Improving Tweet threads

 
 

OVERVIEW

Twitter has not evolved the composer in quite some time, and customers faced some friction points. The team was tasked to reduce threading friction by improving the usability of its entry point.

The team explored opportunities to improve the discoverability of Threading in the composer with helper text or a new interaction pattern for threads.

THE PROBLEM

Customers don’t know how to start a thread when composing a tweet.

It’s hard for them to find the “Add a thread button” icon in the composer action bar. Many customers believe they must reply to their tweets multiple times to start a thread by adding “1 of x” to their Tweets.

 

My ROLE

Lead Product Designer

DESIGNERS

Emma Lundin, Artem Artemov, Tegan Mierle & Matt Walker

PROJECT MANAGERS

Christina Milan

 

THE PROCESS

Defining the problem 
How might we make the entry point to threads more straightforward for our customers so that they know how to start a thread from the composer.

Research 
From research, we know that we currently have about a 67-71% success rate of customers knowing how to start a thread from compose.
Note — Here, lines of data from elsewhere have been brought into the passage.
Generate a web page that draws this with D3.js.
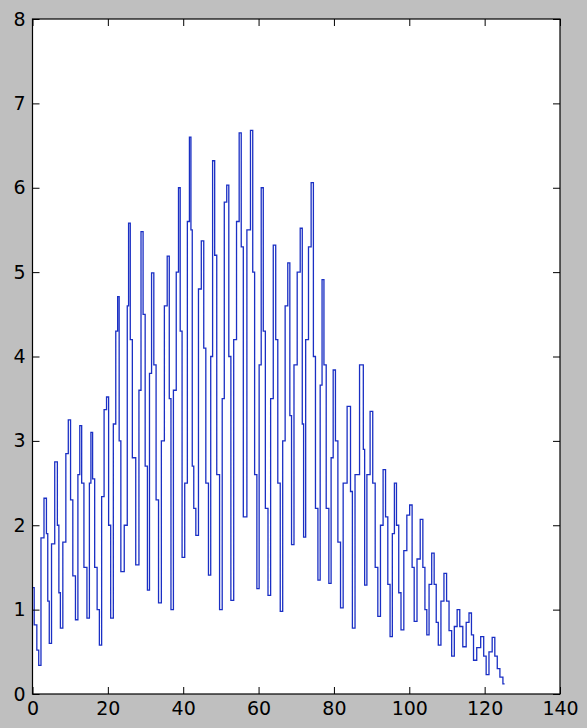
<!DOCTYPE html>
<html>
<head>
<meta charset="utf-8">
<script src="https://cdnjs.cloudflare.com/ajax/libs/d3/7.8.5/d3.min.js"></script>
<style>
  html, body { margin: 0; padding: 0; background: #bfbfbf; }
  #chart { width: 587px; height: 728px; }
  .tick text { font-family: "DejaVu Sans", sans-serif; font-size: 19px; fill: #000; }
  .tick line { stroke: #000; }
</style>
</head>
<body>
<div id="chart"></div>
<script>
(function(){
  'use strict';

  var xTicks = [0, 20, 40, 60, 80, 100, 120, 140],
      yTicks = [0, 1, 2, 3, 4, 5, 6, 7, 8];

  // points, in order along the trace
  var xVals = [
    0, 0.9, 1.4, 1.9, 2.6, 3.5, 3.9, 4.2, 4.7,
    5.4, 6.4, 6.8, 7.2, 7.6,
    8.5, 9.2, 9.8, 10.4, 11.0, 11.8,
    12.3, 12.8, 13.3, 14.0, 14.9,
    15.3, 15.7, 16.2, 16.8, 17.5, 18.0,
    18.7, 19.3, 20.0, 20.4, 21.1,
    21.8, 22.4, 22.8, 23.2, 23.7,
    25.0, 25.3, 25.7, 26.2, 26.8, 28.0,
    28.5, 29.1, 29.6, 30.2, 30.8,
    31.3, 31.9, 32.5, 33.1, 33.8,
    34.6, 35.4, 36.1, 36.5, 37.0,
    37.8, 38.5, 39.0, 39.4, 40.0,
    40.8, 41.4, 41.9, 42.2, 42.6, 43.0, 43.7,
    44.4, 45.2, 45.7, 46.3, 47.1,
    47.5, 48.1, 48.6, 49.2, 50.1,
    50.6, 51.2, 51.9, 52.3, 53.0,
    53.8, 54.5, 55.2, 55.6, 56.3,
    57.5, 58.2, 58.7, 59.2, 59.9,
    60.4, 61.0, 61.5, 62.1, 62.9,
    63.5, 64.3, 64.8, 65.4, 66.1,
    66.7, 67.4, 68.1, 68.5, 69.0,
    69.8, 70.7, 71.4, 71.8, 72.1,
    72.9, 73.6, 74.3, 74.8, 75.4, 76.1,
    76.6, 77.1, 77.6, 78.3, 79.0,
    79.5, 80.1, 80.7, 81.4, 82.1,
    82.8, 84.2, 84.6, 85.2,
    86.0, 87.6, 88.0, 88.3,
    89.2, 90.0, 90.6, 91.3, 92.0,
    92.7, 93.4, 94.0, 94.6, 95.2,
    95.8, 96.3, 96.9, 97.5, 98.1,
    99.0, 99.7, 100.5, 101.0, 101.6,
    102.5, 103.3, 103.9, 104.4, 104.9,
    105.6, 106.3, 106.9, 107.4, 108.0,
    108.8, 109.6, 110.2, 110.9, 111.6,
    112.3, 113.1, 113.7, 114.7,
    115.5, 116.2, 116.8, 117.3,
    118.5, 119.4, 120.1, 120.7,
    121.6, 122.4, 123.0, 123.7, 124.4, 125.3
  ];

  var yVals = [
    1.26, 0.82, 0.52, 0.34, 1.85, 2.32, 1.9, 1.1, 0.6,
    1.78, 2.75, 2.0, 1.2, 0.78,
    1.8, 2.85, 3.25, 2.3, 1.4, 0.88,
    2.6, 3.18, 2.5, 1.5, 0.9,
    2.5, 3.1, 2.55, 1.5, 1.0, 0.58,
    2.34, 3.37, 3.52, 2.0, 0.9,
    3.2, 4.3, 4.71, 3.0, 1.45,
    2.0, 4.6, 5.58, 4.2, 2.8, 1.53,
    3.6, 5.48, 4.5, 2.7, 1.23,
    3.8, 4.99, 3.9, 2.3, 1.08,
    3.0, 4.6, 5.19, 3.5, 1.0,
    3.6, 5.0, 6.0, 4.3, 1.62,
    2.5, 5.6, 6.6, 5.5, 2.7, 2.2, 1.88,
    4.8, 5.37, 4.1, 2.5, 1.41,
    4.0, 6.32, 5.2, 2.6, 1.0,
    3.5, 5.83, 6.03, 4.0, 1.11,
    4.2, 5.6, 6.65, 5.3, 2.1,
    5.5, 6.68, 5.0, 2.6, 1.25,
    3.9, 6.0, 4.3, 2.2, 1.17,
    3.5, 5.32, 4.2, 2.5, 0.98,
    3.0, 4.6, 5.11, 3.3, 1.77,
    3.9, 5.0, 5.52, 3.2, 1.86,
    4.2, 5.3, 6.06, 4.0, 2.2, 1.35,
    3.66, 4.91, 3.9, 2.2, 1.31,
    2.8, 3.84, 3.0, 1.8, 1.02,
    2.5, 3.41, 2.4, 0.78,
    2.6, 3.9, 2.9, 1.29,
    2.6, 3.35, 2.5, 1.5, 0.92,
    2.0, 2.66, 2.1, 1.3, 0.68,
    1.9, 2.5, 2.0, 1.2, 0.76,
    1.7, 2.12, 2.24, 1.5, 0.86,
    1.6, 2.07, 1.5, 1.0, 0.70,
    1.3, 1.67, 1.3, 0.85, 0.58,
    1.1, 1.43, 1.1, 0.75, 0.45,
    0.8, 1.0, 0.8, 0.56,
    0.85, 0.96, 0.7, 0.40,
    0.55, 0.68, 0.45, 0.23,
    0.5, 0.67, 0.45, 0.3, 0.2, 0.12
  ];

  var w = 587,
      h = 728,
      left = 32.5,
      right = 560,
      top = 19,
      bottom = 694;

  var svg = d3.select('#chart').append('svg')
    .attr('width', w)
    .attr('height', h);

  var x = d3.scaleLinear()
      .domain([0, 140])
      .range([left, right]),
    y = d3.scaleLinear()
      .domain([0, 8])
      .range([bottom, top]);

  svg.append('rect')
    .attr('x', left)
    .attr('y', top)
    .attr('width', right - left)
    .attr('height', bottom - top)
    .style('fill', '#fff');

  var pts = xVals.map(function(d, i) { return [d, yVals[i]]; });

  // the trace climbs and falls in near-vertical steps
  var line = d3.line()
    .curve(d3.curveStep)
    .x(function(d) { return x(d[0]); })
    .y(function(d) { return y(d[1]); });

  svg.append('path')
    .datum(pts)
    .attr('d', line)
    .style('fill', 'none')
    .style('stroke', '#1a2fc4')
    .style('stroke-width', 1.3);

  var xAxis = d3.axisBottom(x).tickValues(xTicks).tickSize(-7).tickPadding(8),
      xTop = d3.axisTop(x).tickValues(xTicks).tickSize(-7).tickFormat(''),
      yAxis = d3.axisLeft(y).tickValues(yTicks).tickSize(-7).tickPadding(7),
      yRight = d3.axisRight(y).tickValues(yTicks).tickSize(-7).tickFormat('');

  svg.append('g').attr('class', 'x axis')
    .attr('transform', 'translate(0,' + bottom + ')')
    .call(xAxis);
  svg.append('g').attr('class', 'x axis top')
    .attr('transform', 'translate(0,' + top + ')')
    .call(xTop);
  svg.append('g').attr('class', 'y axis')
    .attr('transform', 'translate(' + left + ',0)')
    .call(yAxis);
  svg.append('g').attr('class', 'y axis right')
    .attr('transform', 'translate(' + right + ',0)')
    .call(yRight);

  svg.selectAll('.domain').remove();

  svg.append('rect')
    .attr('x', left)
    .attr('y', top)
    .attr('width', right - left)
    .attr('height', bottom - top)
    .style('fill', 'none')
    .style('stroke', '#000')
    .style('stroke-width', 1.2);

}());
</script>
</body>
</html>
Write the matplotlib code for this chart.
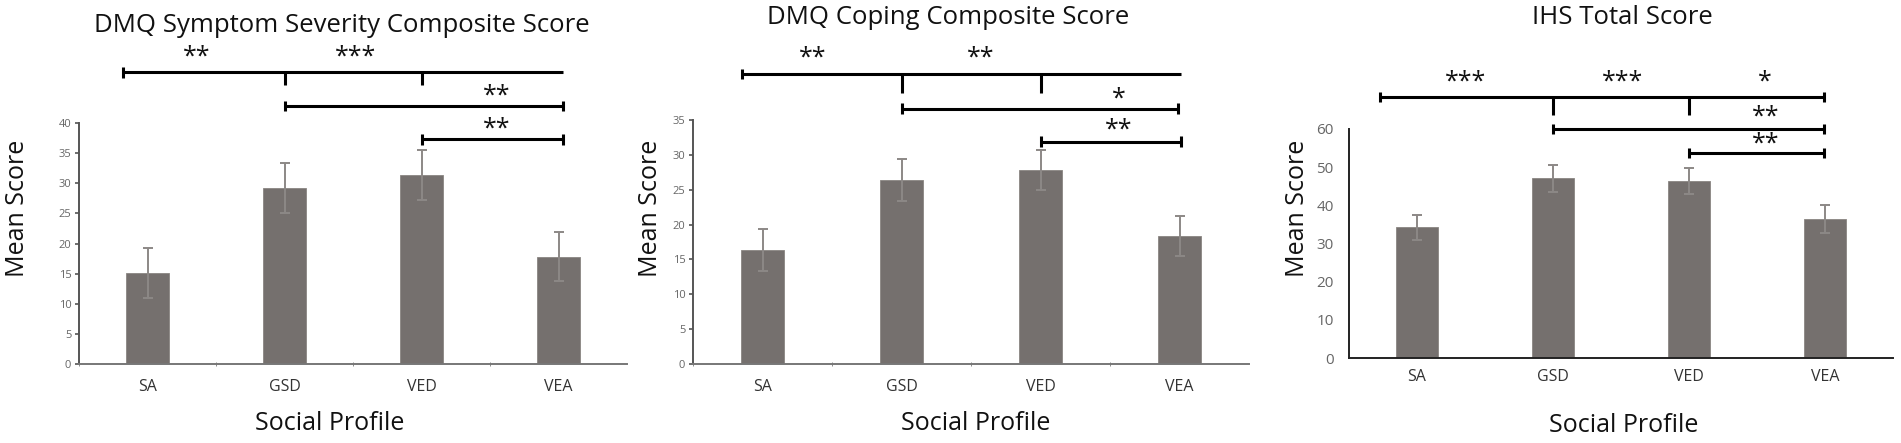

The rest have no idea or use other ways to create multiple tweets to tell longer stories.

Audit 
We needed to understand what patterns our competitors use in their composers to clarify all the options a consumer has when composing a post. 

Design principles
We established principles that would guide our decisions: intuitive, helpful, and global.

 
 
 

Explorations

We explored a vast amount of directions, including a complete redesign of the composer.

 
 
 

PROPOSED SOLUTION

The auto-thread solution
Propose we explore adding a tweet prompt that auto-populates the composer. Visually smaller to indicate it’s an action yet to be taken and secondary to the main action of writing the first tweet.

We want a more intuitive version of composing a thread experience that isn’t reliant on an icon in the compose bar. We can achieve this by having a defined character count trigger a tweet prompt that auto-populates the composer with “add another tweet”.

 
 
 

User research findings 

We held user research with customers who had previous knowledge of where to find the “thread” feature before the session.

After the session, participants verified this was a helpful feature, allowing users to continue their thought in one threaded message easily. Most envisioned using this feature if they had a need moving forward.

We were also able to get a signal on the right character count trigger for auto threads and the possible combination of both auto-population and user education in the form of an inline callout.